**COLLECTED DATA:**
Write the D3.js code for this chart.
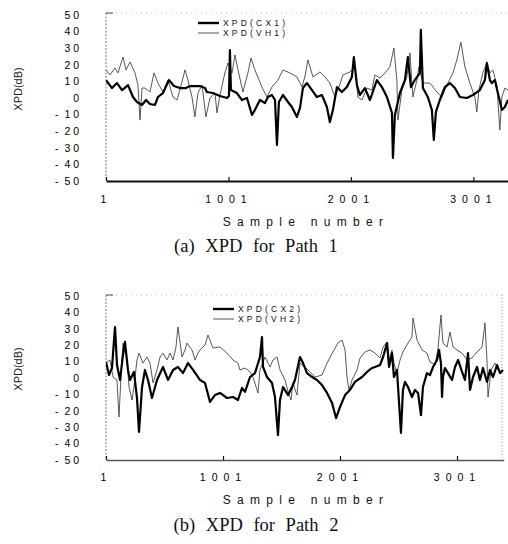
<!DOCTYPE html>
<html>
<head>
<meta charset="utf-8">
<script src="https://cdn.jsdelivr.net/npm/d3@7"></script>
<style>
  body { margin: 0; background: #fff; }
  svg { display: block; }
</style>
</head>
<body>
<div id="chart"></div>
<script>
// tick values shared by both panels
const yTicks = [50, 40, 30, 20, 10, 0, -10, -20, -30, -40, -50];
const xTicks = [1, 1001, 2001, 3001];

// Path 1, [sample, XPD dB]
const cx1 = [[1,10.8],[50,6.0],[91,9.0],[132,4.8],[181,7.8],[221,0.6],[254,-2.4],[295,-4.2],[328,-1.2],[360,-3.6],
  [401,-4.2],[425,0.6],[466,3.0],[515,10.8],[556,7.2],[605,6.0],[654,6.0],[687,7.2],[768,7.2],[809,6.0],
  [825,3.6],[874,3.0],[932,1.2],[989,0],[1005,1.2],[1013,28.9],[1021,4.8],[1070,3.0],[1111,-1.2],[1152,0],
  [1193,-10.2],[1217,-7.2],[1258,-1.2],[1299,-3.0],[1323,0.6],[1356,1.8],[1381,-1.2],[1397,-28.3],[1413,-2.4],[1446,1.8],
  [1487,-2.4],[1519,-5.4],[1560,-11.4],[1585,-6.0],[1609,6.0],[1642,9.0],[1683,4.8],[1723,0.6],[1764,1.8],[1805,-5.4],
  [1829,-14.5],[1854,-7.2],[1887,6.6],[1927,3.6],[1968,6.6],[2009,12.7],[2025,24.7],[2050,7.8],[2074,1.8],[2115,6.0],
  [2156,-1.2],[2213,10.8],[2254,6.6],[2295,0.6],[2336,-9.0],[2344,-36.1],[2360,-10.2],[2401,3.0],[2442,10.8],[2466,24.7],
  [2491,6.6],[2523,10.8],[2564,15.1],[2572,41.0],[2589,6.0],[2629,0.6],[2662,-7.2],[2678,-25.3],[2695,-8.4],[2727,-1.2],
  [2768,6.6],[2809,9.0],[2850,6.0],[2891,0.6],[2948,0],[2997,1.8],[3054,4.8],[3095,10.8],[3111,21.1],[3136,10.8],
  [3152,9.0],[3176,10.8],[3201,3.0],[3234,-7.2],[3258,-5.4],[3283,-1.2]];

const vh1 = [[1,16.9],[34,13.9],[74,18.1],[99,15.1],[140,24.7],[164,16.9],[197,21.7],[238,15.1],[262,7.8],[279,-13.3],
  [295,6.0],[319,6.0],[360,3.6],[393,15.1],[425,9.0],[466,3.6],[507,10.8],[548,0.6],[581,-1.2],[621,9.6],
  [646,16.9],[670,10.8],[703,0.6],[727,-11.4],[752,3.0],[785,7.8],[817,-11.4],[850,0],[891,3.0],[907,-9.0],
  [932,1.8],[972,15.1],[997,21.1],[1030,15.1],[1054,25.9],[1079,16.9],[1119,3.6],[1160,15.1],[1185,24.1],[1217,16.9],
  [1274,6.6],[1315,0.6],[1356,6.6],[1405,10.8],[1446,16.9],[1503,15.1],[1560,12.7],[1601,6.6],[1625,12.7],[1650,22.9],
  [1691,12.7],[1748,15.7],[1789,12.7],[1829,9.0],[1870,0.6],[1895,4.8],[1936,13.9],[1993,15.7],[2034,18.7],[2058,0.6],
  [2091,-1.2],[2132,6.0],[2172,4.8],[2197,13.9],[2238,12.0],[2279,15.1],[2319,18.7],[2352,30.1],[2376,10.8],[2385,-13.3],
  [2417,4.8],[2458,12.7],[2483,27.1],[2507,0.6],[2540,10.8],[2556,18.7],[2589,9.0],[2646,9.0],[2703,3.6],[2744,0.6],
  [2785,7.8],[2834,15.1],[2866,22.9],[2899,33.7],[2932,18.7],[2972,9.0],[3013,0.6],[3029,-8.4],[3046,4.8],[3078,15.1],
  [3111,21.1],[3136,15.1],[3160,16.9],[3193,7.8],[3217,-19.3],[3234,0.6],[3258,6.0],[3283,4.8]];

// Path 2
const cx2 = [[1,9.8],[27,1.8],[52,6.1],[78,31.1],[95,7.9],[121,-1.2],[146,14.0],[163,22.0],[189,4.9],[206,-1.2],
  [240,3.7],[266,-12.2],[283,-32.9],[309,-5.5],[334,4.9],[360,-1.2],[394,-12.2],[437,-1.2],[488,6.7],[531,-1.2],
  [574,4.9],[616,6.7],[659,3.0],[702,9.1],[745,4.9],[804,-1.2],[847,-3.0],[890,-14.6],[932,-10.4],[975,-9.1],
  [1035,-12.2],[1086,-11.6],[1129,-13.4],[1163,-6.1],[1189,-8.5],[1232,0.6],[1274,3.0],[1317,12.8],[1334,25.0],[1343,6.7],
  [1377,0.6],[1420,-3.0],[1445,-11.6],[1471,-34.8],[1488,-13.4],[1514,-5.5],[1557,-10.4],[1591,-5.5],[1616,-1.2],[1659,12.8],
  [1685,9.1],[1719,3.0],[1762,0.6],[1804,-1.2],[1847,-4.3],[1890,-9.1],[1933,-15.2],[1967,-24.4],[2001,-17.7],[2044,-10.4],
  [2086,-7.3],[2129,-2.4],[2189,0.6],[2232,3.7],[2274,6.1],[2300,6.7],[2343,7.9],[2369,12.8],[2403,21.3],[2420,6.7],
  [2445,15.2],[2462,0.6],[2488,4.9],[2497,-5.5],[2522,-33.5],[2539,-7.3],[2556,-2.4],[2582,-5.5],[2616,-11.6],[2642,-7.3],
  [2668,-9.1],[2693,-22.6],[2710,-5.5],[2744,3.0],[2770,1.8],[2796,6.7],[2830,11.0],[2847,17.1],[2864,9.1],[2873,-11.6],
  [2881,0.6],[2898,6.1],[2924,3.0],[2958,-1.2],[2984,6.7],[3010,11.0],[3044,3.7],[3069,-1.2],[3095,15.2],[3112,-7.3],
  [3138,0.6],[3172,6.7],[3197,-1.2],[3223,6.1],[3257,-2.4],[3283,4.9],[3309,0.6],[3343,7.9],[3369,3.0],[3394,4.9]];

const vh2 = [[1,9.1],[35,11.0],[61,0.6],[95,-1.2],[112,-23.8],[129,0.6],[146,21.3],[180,11.0],[198,-5.5],[223,-13.4],
  [240,-5.5],[266,11.0],[283,15.2],[317,9.1],[351,12.8],[377,9.1],[403,-3.0],[437,4.9],[463,12.8],[488,15.2],
  [522,11.0],[548,15.2],[574,11.0],[599,18.9],[616,31.1],[651,12.8],[676,17.1],[693,21.3],[736,17.1],[762,11.0],
  [787,15.2],[804,17.1],[847,20.1],[873,26.2],[915,18.3],[975,18.9],[1035,15.2],[1086,11.0],[1129,9.1],[1146,4.9],
  [1189,6.1],[1232,3.7],[1257,0.6],[1300,-9.1],[1317,4.9],[1360,12.8],[1403,6.7],[1428,11.0],[1463,12.8],[1488,4.9],
  [1531,-1.2],[1557,-8.5],[1582,-13.4],[1599,-3.0],[1633,-10.4],[1659,9.1],[1702,6.7],[1745,3.7],[1787,0.6],[1847,1.8],
  [1890,9.1],[1941,15.9],[1984,21.3],[2018,23.2],[2044,17.1],[2061,0.6],[2078,-7.3],[2104,-1.2],[2146,4.9],[2172,12.2],
  [2215,15.9],[2257,17.1],[2300,15.2],[2343,12.2],[2369,18.9],[2403,22.0],[2420,11.0],[2445,17.1],[2462,9.1],[2488,3.0],
  [2514,11.0],[2539,15.9],[2582,21.3],[2616,25.0],[2625,36.6],[2659,23.2],[2702,17.1],[2744,15.2],[2770,9.8],[2813,7.9],
  [2839,18.3],[2864,38.4],[2881,21.3],[2916,18.9],[2941,28.0],[2967,18.9],[3001,17.1],[3044,15.2],[3087,11.0],[3129,12.2],
  [3172,15.9],[3215,18.9],[3240,33.5],[3257,11.0],[3266,-11.6],[3292,4.9],[3326,9.1],[3369,3.0],[3394,4.9]];

const W = 508, H = 544;

// "-10" -> "- 1 0", the way the old spreadsheet printed it
const spaced = d => (d < 0 ? "-  " : "") + String(Math.abs(d)).split("").join(" ");

const svg = d3.select("#chart")
  .append("svg")
  .attr("width", W)
  .attr("height", H)
  .attr("viewBox", [0, 0, W, H]);

// layout for each panel
const panels = [
  { id: "p1", cx: cx1, vh: vh1, names: ["XPD(CX1)", "XPD(VH1)"], caption: "(a) XPD for Path 1",
    left: 106, right: 510, top: 15, bottom: 181, xMax: 3300, frameTop: 13, frameRight: null,
    legX: 198, legY: 23, tickY: 200, titleY: 222, capY: 246, boldAxis: true },
  { id: "p2", cx: cx2, vh: vh2, names: ["XPD(CX2)", "XPD(VH2)"], caption: "(b) XPD for Path 2",
    left: 106, right: 503.7, top: 296, bottom: 460, xMax: 3400, frameTop: 295, frameRight: 502,
    legX: 213, legY: 309, tickY: 478, titleY: 500, capY: 525, boldAxis: false }
];

panels.forEach(p => drawPanel(p));

function drawPanel(p) {
  const g = svg.append("g");

  const x = d3.scaleLinear().domain([1, p.xMax]).range([p.left, p.right]);
  const y = d3.scaleLinear().domain([-50, 50]).range([p.bottom, p.top]);

  // faint frame: dotted top / right, dotted left axis
  g.append("line")
    .attr("x1", p.left).attr("x2", p.frameRight || W)
    .attr("y1", p.frameTop).attr("y2", p.frameTop)
    .attr("stroke", "#bbb").attr("stroke-width", 1)
    .attr("stroke-dasharray", "1,4");
  if (p.frameRight) {
    g.append("line")
      .attr("x1", p.frameRight).attr("x2", p.frameRight)
      .attr("y1", p.frameTop).attr("y2", p.bottom)
      .attr("stroke", "#999").attr("stroke-width", 1)
      .attr("stroke-dasharray", "1,2");
  }
  g.append("line")
    .attr("x1", p.left).attr("x2", p.left)
    .attr("y1", p.frameTop).attr("y2", p.bottom)
    .attr("stroke", "#777").attr("stroke-width", 1)
    .attr("stroke-dasharray", "2,1.5");
  g.append("line")
    .attr("x1", p.left).attr("x2", p.left + 7)
    .attr("y1", p.frameTop).attr("y2", p.frameTop)
    .attr("stroke", "#444").attr("stroke-width", 1);

  // y axis labels
  const yAxis = d3.axisLeft(y)
    .tickValues(yTicks)
    .tickSize(0)
    .tickPadding(27)
    .tickFormat(spaced);
  g.append("g")
    .attr("transform", `translate(${p.left},0)`)
    .call(yAxis)
    .call(a => a.select(".domain").remove())
    .selectAll("text")
    .attr("font-family", "Liberation Sans, Arial, sans-serif")
    .attr("font-size", 10.5)
    .attr("fill", "#000")
    .attr("xml:space", "preserve")
    .style("white-space", "pre");

  // x axis, ticks pointing up
  const xAxis = d3.axisBottom(x)
    .tickValues(xTicks)
    .tickFormat(d3.format("d"))
    .tickSizeInner(-4)
    .tickSizeOuter(0)
    .tickPadding(p.tickY - p.bottom - 4);
  const xg = g.append("g")
    .attr("transform", `translate(0,${p.bottom})`)
    .call(xAxis);
  xg.select(".domain")
    .attr("stroke", p.boldAxis ? "#111" : "#555")
    .attr("stroke-width", p.boldAxis ? 2 : 1.5);
  xg.selectAll(".tick line").attr("stroke", "#111").attr("stroke-width", 1.2);
  xg.selectAll("text")
    .attr("font-family", "Liberation Sans, Arial, sans-serif")
    .attr("font-size", 10.5)
    .attr("fill", "#000")
    .style("letter-spacing", "6px");

  // axis titles
  g.append("text")
    .attr("transform", `translate(22,${(p.top + p.bottom) / 2 - 9}) rotate(-90)`)
    .attr("text-anchor", "middle")
    .attr("font-family", "Liberation Sans, Arial, sans-serif")
    .attr("font-size", 11)
    .attr("fill", "#222")
    .text("XPD(dB)");

  g.append("text")
    .attr("x", 306)
    .attr("y", p.titleY)
    .attr("dy", "0.35em")
    .attr("text-anchor", "middle")
    .attr("font-family", "Liberation Sans, Arial, sans-serif")
    .attr("font-size", 12)
    .attr("fill", "#111")
    .style("letter-spacing", "6.3px")
    .text("Sample number");

  g.append("text")
    .attr("x", 256)
    .attr("y", p.capY)
    .attr("dy", "0.35em")
    .attr("text-anchor", "middle")
    .attr("font-family", "Liberation Serif, Times New Roman, serif")
    .attr("font-size", 18.5)
    .attr("fill", "#111")
    .style("word-spacing", "6px")
    .text(p.caption);

  // series
  const clipId = "clip-" + p.id;
  svg.append("clipPath").attr("id", clipId)
    .append("rect")
    .attr("x", p.left).attr("y", p.top - 20)
    .attr("width", W - p.left).attr("height", p.bottom - p.top + 20);

  const line = d3.line()
    .x(d => x(d[0]))
    .y(d => y(d[1]));

  const plot = g.append("g").attr("clip-path", `url(#${clipId})`);

  plot.append("path")
    .datum(p.vh)
    .attr("d", line)
    .attr("fill", "none")
    .attr("stroke", "#444")
    .attr("stroke-width", 0.9)
    .attr("stroke-linejoin", "round");

  plot.append("path")
    .datum(p.cx)
    .attr("d", line)
    .attr("fill", "none")
    .attr("stroke", "#000")
    .attr("stroke-width", 2.2)
    .attr("stroke-linejoin", "round");

  // legend
  const styles = [{ w: 2.4, c: "#000" }, { w: 0.9, c: "#444" }];
  const leg = g.append("g")
    .selectAll("g")
    .data(p.names)
    .join("g")
    .attr("transform", (d, i) => `translate(${p.legX},${p.legY + i * 10})`);
  leg.append("line")
    .attr("x1", 0).attr("x2", 21)
    .attr("stroke", (d, i) => styles[i].c)
    .attr("stroke-width", (d, i) => styles[i].w);
  leg.append("text")
    .attr("x", 25)
    .attr("dy", "0.35em")
    .attr("font-family", "Liberation Sans, Arial, sans-serif")
    .attr("font-size", 8.5)
    .attr("fill", "#111")
    .style("letter-spacing", "3.2px")
    .text(d => d);
}
</script>
</body>
</html>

**GIVEN EXERCISE:** In the data above, please extract the lines from the first one through the line with "const xTicks = [1, 1001, 2001, 3001];", exactly, and keep pictures out.

**WRITTEN RESPONSE:**
Write the D3.js code for this chart.
<!DOCTYPE html>
<html>
<head>
<meta charset="utf-8">
<script src="https://cdn.jsdelivr.net/npm/d3@7"></script>
<style>
  body { margin: 0; background: #fff; }
  svg { display: block; }
</style>
</head>
<body>
<div id="chart"></div>
<script>
// tick values shared by both panels
const yTicks = [50, 40, 30, 20, 10, 0, -10, -20, -30, -40, -50];
const xTicks = [1, 1001, 2001, 3001];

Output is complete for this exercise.